This cookbook will teach you all you need to know about canning

ajc.com

Credit: Yvonne Zusel

Credit: Yvonne Zusel

Read this cookbook: “Canning for a New Generation: Bold, Fresh Flavors for the Modern Pantry, Updated and Expanded Edition” by Liana Krissoff (Abrams, $27.50).

Bumping in to an old friend who’s put on a few inches can elicit any number of responses, from gasps to bemused smiles. Not so with the hefty new version of Liana Krissoff’s essential “Canning for a New Generation” (2010), which clocks in a full 50 recipes thicker than the lithe, 200-recipe original.

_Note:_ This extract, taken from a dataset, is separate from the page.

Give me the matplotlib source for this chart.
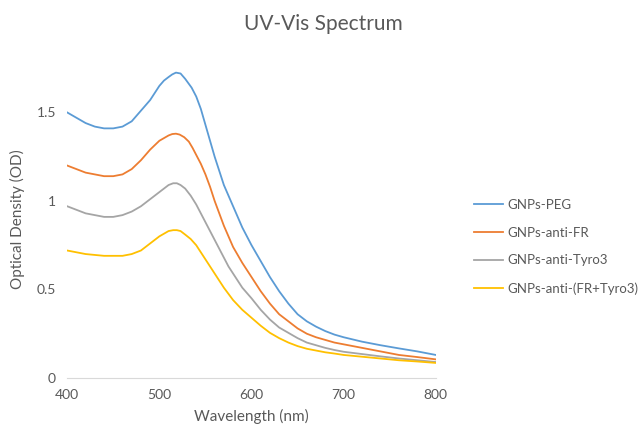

This is the book I learned to can with, redux. So I can tell you straight away that the instructions for Strawberry and Lavender Jam; Blackberry Jam with Lemon Zest; Slow-Roasted Fig Preserves with Lemon; Pear and Ginger Preserves and a good many others have been well tested and blissfully spooned over biscuits by this reporter.

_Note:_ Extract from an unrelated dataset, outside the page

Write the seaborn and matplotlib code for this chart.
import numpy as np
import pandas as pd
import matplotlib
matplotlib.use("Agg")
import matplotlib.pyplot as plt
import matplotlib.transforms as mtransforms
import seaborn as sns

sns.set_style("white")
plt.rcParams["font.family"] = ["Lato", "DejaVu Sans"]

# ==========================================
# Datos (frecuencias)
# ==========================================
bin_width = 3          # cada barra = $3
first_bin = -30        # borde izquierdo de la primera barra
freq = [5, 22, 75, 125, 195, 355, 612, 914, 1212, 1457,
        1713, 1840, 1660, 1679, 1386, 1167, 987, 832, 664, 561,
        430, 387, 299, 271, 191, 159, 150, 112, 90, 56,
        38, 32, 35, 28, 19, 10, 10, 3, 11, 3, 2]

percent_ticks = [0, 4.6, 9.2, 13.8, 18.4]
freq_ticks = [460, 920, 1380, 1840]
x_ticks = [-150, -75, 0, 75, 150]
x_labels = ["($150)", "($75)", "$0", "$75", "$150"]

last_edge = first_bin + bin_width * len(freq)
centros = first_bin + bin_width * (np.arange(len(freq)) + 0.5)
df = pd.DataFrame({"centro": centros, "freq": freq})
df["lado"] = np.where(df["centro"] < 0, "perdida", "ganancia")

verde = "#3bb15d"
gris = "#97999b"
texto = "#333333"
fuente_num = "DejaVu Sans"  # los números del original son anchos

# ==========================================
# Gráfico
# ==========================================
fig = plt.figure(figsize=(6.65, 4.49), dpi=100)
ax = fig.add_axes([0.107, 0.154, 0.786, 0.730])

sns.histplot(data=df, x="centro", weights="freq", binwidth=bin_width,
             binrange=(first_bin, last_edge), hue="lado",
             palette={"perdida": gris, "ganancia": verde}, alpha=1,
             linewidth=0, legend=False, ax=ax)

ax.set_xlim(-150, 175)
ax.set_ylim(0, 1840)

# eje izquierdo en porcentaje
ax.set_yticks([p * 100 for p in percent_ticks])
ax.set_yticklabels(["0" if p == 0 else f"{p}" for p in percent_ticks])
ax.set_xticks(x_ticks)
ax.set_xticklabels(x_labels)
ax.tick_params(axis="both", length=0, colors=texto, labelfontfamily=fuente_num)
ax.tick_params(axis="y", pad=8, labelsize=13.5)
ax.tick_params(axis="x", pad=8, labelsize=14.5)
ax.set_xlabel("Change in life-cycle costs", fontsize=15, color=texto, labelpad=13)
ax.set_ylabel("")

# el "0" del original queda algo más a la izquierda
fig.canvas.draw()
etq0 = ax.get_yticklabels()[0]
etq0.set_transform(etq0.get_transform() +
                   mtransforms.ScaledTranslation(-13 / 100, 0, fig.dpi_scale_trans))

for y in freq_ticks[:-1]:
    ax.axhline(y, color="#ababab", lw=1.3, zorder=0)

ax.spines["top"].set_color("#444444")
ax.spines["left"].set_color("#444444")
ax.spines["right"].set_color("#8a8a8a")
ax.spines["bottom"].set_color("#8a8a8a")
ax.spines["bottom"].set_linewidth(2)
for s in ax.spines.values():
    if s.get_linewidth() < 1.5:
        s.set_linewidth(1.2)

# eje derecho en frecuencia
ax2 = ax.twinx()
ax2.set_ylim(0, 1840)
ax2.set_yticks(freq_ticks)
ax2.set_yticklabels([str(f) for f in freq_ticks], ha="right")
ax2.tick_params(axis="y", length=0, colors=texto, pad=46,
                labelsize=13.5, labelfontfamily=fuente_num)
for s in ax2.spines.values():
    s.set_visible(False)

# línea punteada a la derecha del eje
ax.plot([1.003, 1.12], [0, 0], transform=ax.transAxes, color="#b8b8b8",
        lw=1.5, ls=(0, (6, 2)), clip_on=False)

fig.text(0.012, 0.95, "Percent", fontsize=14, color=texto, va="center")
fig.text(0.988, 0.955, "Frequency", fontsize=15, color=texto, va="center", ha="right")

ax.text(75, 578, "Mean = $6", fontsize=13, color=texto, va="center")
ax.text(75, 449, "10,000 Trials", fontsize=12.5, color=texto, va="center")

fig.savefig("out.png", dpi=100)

From the former Athens writer’s maiden canning manual, I learned you don’t have to over-sugar fruit or use store-bought pectin. (Apple trimmings, citrus peel and under-ripe fruit are all naturally endowed with the gelling agent.) “I still use very little sugar in my preserves,” Krissoff writes in her preface, “but sugar itself, where it’s appropriate, doesn’t bother me as much as it did when I first started learning to can.” As a lover of old-fashioned jams and jellies, I’ll second (and third) that.

So what’s new here?

Well, a good many fermented fruits and veggies; more dried and dehydrated produce; DIY grenadine and ginger ale; and the absolutely wonderful sounding Carrot-Cardamom Sweet with Pistachios (a refrigerator condiment) and Blackberry Jam with Cracked Coriander.

As always, Krissoff includes recipes for dishes that actually call for her preserves so you can use ’em up and not let ’em molder. Thus the spicy green-mango condiment known as amba is slathered on an eggplant cutlet pita sandwich. And gosh, does it look good!

A lot can happen in five years. Krissoff has moved twice (from Georgia to Nebraska to West Virginia). The maker of Ball and Kerr products issued an edict saying you no longer have to heat the lids for jars processed 10 minutes or longer, thus making canning easier and more accessible. As the times have changed, so has this classic. And I’m thrilled to say: Hello, old pal. You’re looking swell.